Once I identified the core of the project I had to decide what level I wanted to implement it at. I originally conceptualized noodle to be a canonical representation of information. If I had thought of a way to implement it in hardware, I might have tried it. But instead I considered implementing the project as a new kind of filesystem altogether, then as a service other programs would dynamically interact with. Finally I settled on noodle as metadata in an existing filesystem.

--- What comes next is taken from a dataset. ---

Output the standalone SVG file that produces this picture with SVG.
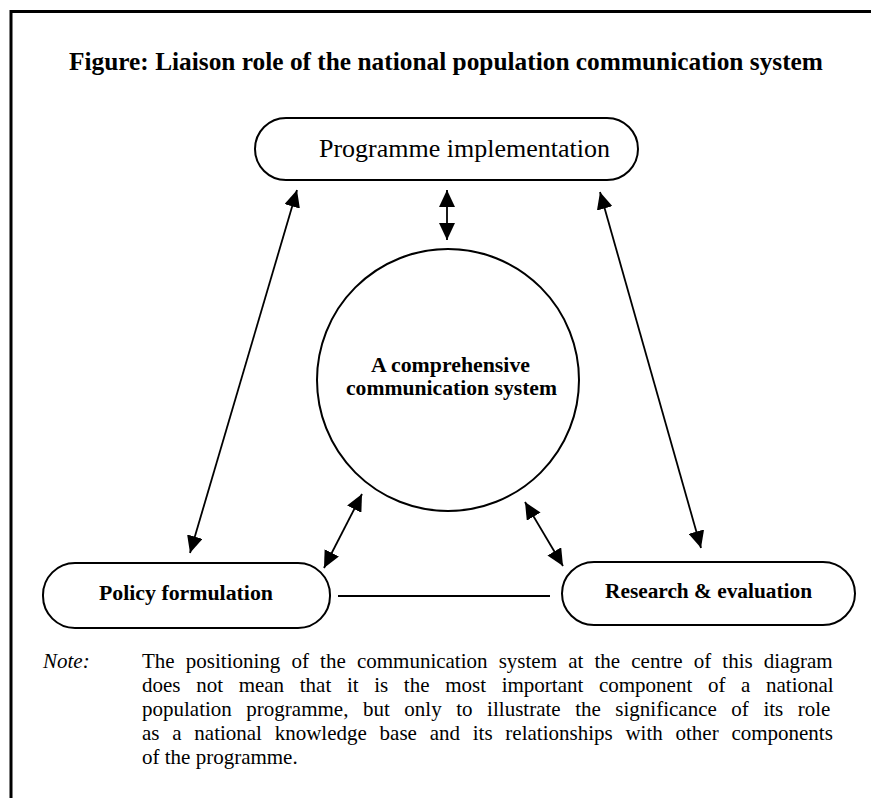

Although tackling a problem at a lower level gives you more control, it’s better to find the quickest path to the functionality you’re looking for by leveraging existing technologies. This might mean compromising on an idealised version of the project. But at least you’ll have a version of it. And you can always make improvements later.

Software Design

When I first designed the multiplex graph I implemented it as a node pool which I used to dynamically build adjacency lists. I realized that although memory usage was extremely efficient, the algorithmic execution was slow which could become a problem with larger knowledge bases. Now the multiplex graph uses C++ unordered maps from the standard library. I have yet to stress test it.

What’s Next?

I’ll definitely be adding and removing features as I use noodle based on what I find useful and fixing problems as they pop up. The UI needs some streamlining and the only way to find out what works best is by using it.

My short term checklist:

  • Replace readline with replxx for compatibility with Linux, Mac, Windows
  • Better colours
  • UI streamlining and bugfixes. This is about reaching parity with the documentation on the project site, adding new useful things, and killing things that don’t work.